J. C. Sharman


On his book The Despot's Guide to Wealth Management: On the International Campaign against Grand Corruption

Cover Interview of November 20, 2017


In addition to explaining where the new system of rules designed to combat foreign kleptocrats’ laundering came from, and the problems with the way it works, I make some suggestions as to how the system could work better. Some of these recommendations are directed to governments, but in general I argue that non-state actors can make the biggest improvements to effectiveness.

Recent progress in the fight against international tax evasion has important complementarities with the campaign against international corruption, but too often these efforts are isolated from each other.

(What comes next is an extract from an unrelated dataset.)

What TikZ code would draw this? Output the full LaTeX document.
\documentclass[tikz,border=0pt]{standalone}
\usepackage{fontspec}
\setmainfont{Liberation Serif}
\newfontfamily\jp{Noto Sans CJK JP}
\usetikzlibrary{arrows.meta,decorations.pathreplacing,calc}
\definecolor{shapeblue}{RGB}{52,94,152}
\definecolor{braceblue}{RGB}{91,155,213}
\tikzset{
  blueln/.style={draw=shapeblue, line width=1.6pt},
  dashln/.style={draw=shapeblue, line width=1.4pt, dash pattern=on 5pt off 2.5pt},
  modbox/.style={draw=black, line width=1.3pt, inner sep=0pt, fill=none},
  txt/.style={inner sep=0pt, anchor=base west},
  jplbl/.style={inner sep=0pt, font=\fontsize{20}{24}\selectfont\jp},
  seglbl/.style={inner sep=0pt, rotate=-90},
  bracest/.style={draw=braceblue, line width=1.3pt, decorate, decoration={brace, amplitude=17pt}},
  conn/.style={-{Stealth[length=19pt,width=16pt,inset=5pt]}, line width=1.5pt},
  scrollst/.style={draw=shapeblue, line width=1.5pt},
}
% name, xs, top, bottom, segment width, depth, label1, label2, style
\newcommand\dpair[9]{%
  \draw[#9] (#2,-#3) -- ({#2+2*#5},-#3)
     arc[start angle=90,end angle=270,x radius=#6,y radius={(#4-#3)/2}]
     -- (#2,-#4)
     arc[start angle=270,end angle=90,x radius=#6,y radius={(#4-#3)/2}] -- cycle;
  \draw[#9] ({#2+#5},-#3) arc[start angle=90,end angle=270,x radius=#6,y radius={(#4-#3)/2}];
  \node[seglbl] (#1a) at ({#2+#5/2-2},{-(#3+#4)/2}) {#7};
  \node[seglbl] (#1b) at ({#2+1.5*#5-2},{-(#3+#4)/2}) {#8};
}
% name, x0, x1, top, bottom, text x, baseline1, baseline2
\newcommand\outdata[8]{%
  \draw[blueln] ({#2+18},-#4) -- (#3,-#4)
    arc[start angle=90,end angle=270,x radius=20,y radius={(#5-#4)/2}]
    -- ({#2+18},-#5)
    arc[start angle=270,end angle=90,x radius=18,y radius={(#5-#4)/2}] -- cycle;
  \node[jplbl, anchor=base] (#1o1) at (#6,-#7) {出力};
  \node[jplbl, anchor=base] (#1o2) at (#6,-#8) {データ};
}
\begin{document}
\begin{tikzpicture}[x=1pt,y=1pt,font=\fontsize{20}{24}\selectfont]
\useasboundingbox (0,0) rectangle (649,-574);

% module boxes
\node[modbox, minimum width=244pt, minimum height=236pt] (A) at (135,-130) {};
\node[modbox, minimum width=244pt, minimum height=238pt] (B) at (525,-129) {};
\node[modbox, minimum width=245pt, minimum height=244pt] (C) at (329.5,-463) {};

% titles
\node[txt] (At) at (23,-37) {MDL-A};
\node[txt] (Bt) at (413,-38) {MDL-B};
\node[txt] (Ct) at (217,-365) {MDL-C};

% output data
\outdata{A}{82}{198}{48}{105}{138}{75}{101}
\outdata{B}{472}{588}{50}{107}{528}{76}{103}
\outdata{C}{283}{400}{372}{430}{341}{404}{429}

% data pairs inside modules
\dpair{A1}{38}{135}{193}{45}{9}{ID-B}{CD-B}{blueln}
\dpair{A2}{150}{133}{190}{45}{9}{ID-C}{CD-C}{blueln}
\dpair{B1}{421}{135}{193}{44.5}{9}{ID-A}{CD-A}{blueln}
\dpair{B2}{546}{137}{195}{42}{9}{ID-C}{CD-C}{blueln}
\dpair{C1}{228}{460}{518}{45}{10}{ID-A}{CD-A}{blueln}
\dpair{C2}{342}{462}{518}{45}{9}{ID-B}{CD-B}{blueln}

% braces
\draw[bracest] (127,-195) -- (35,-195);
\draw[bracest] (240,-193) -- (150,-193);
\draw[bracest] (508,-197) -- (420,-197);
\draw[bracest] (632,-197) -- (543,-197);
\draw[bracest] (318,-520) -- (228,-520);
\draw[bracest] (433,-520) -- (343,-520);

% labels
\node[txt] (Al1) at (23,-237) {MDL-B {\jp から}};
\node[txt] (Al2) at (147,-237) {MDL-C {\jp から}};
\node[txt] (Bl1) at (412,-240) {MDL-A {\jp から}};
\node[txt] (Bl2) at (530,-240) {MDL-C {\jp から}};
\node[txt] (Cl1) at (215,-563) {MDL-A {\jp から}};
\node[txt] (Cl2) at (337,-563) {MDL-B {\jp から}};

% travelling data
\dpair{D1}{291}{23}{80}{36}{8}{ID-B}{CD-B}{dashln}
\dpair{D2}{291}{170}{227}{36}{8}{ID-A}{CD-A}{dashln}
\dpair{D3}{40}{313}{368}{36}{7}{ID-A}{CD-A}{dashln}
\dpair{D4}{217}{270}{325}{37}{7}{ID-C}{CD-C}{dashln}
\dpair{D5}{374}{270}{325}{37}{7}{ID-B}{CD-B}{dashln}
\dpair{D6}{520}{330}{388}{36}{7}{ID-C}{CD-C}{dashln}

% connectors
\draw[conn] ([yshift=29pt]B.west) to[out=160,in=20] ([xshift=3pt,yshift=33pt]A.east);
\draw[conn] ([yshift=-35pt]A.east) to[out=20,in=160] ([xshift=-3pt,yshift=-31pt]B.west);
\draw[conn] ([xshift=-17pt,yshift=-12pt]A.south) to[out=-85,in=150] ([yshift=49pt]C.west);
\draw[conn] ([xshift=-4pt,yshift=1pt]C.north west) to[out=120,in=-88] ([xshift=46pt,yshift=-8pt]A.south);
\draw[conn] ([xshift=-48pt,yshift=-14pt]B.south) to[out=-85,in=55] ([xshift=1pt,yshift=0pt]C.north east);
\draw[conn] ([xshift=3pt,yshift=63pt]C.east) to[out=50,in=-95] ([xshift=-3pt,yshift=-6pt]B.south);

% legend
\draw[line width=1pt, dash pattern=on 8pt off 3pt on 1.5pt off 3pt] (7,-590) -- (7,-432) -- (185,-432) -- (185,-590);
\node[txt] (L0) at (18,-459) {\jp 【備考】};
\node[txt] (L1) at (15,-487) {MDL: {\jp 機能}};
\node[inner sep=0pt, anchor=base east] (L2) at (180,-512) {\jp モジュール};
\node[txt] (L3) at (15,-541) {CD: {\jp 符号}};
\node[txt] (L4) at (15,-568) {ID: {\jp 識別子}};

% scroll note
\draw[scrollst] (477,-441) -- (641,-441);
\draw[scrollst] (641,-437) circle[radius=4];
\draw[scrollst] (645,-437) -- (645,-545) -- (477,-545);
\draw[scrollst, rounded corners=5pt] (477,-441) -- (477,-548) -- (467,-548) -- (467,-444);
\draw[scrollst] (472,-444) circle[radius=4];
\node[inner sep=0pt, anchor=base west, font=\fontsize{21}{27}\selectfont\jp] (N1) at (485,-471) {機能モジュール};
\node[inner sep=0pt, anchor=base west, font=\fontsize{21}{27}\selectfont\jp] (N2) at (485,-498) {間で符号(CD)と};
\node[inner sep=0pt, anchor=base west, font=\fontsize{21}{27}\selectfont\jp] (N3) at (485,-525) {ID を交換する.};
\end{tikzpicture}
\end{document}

As noted, governments have largely delegated financial surveillance and due diligence to the private sector, especially banks, but then have generally failed to supervise and sanction these financial intermediaries, especially outside the United States.

Perhaps the most difficult aspect of countering corruption is that the only parties that know about the crime profit from it. Anti-corruption policies often boil down to efforts to counter-acting the profit motive, either by creating punitive disincentives (going to jail for taking a bribe), or through appeals to principle (serving the public good rather than selfish private interests). But I argue that we need to turn the profit motive from an enemy into an ally in the fight against corruption. How might this be done?

Whistle-blowers are one of the main sources by which corruption scandals come to light. These individuals often taken huge risks in telling what they know; they should be rewarded for doing so with a share of the penalties levied. One of the particularly disappointing aspects of the efforts to recover assets stolen by leaders overthrown in the Arab Spring was that governments from states like Egypt not only failed to get their money back, but they also racked up huge legal bills in doing so. Yet it should be possible to hire law firms to do the job on a contingency basis: if they recover stolen assets for the victim government the firm gets to keep a share, but if the effort fails, the law firm bears the entire cost.

Though it is natural to think that only law enforcement can undertake investigations, most of the advanced accounting and legal skills that are needed to follow the money trail are in the private sector. These highly-skilled individuals and the firms they work for are motivated by profit, so the question is how to align incentives so that these capabilities can be fully engaged in the hunt for stolen assets. Those squeamish about the idea of anti-corruption for profit should think harder about the costs of corruption, and our modest record of success so far in addressing this problem. In this struggle, we need all the help we can get.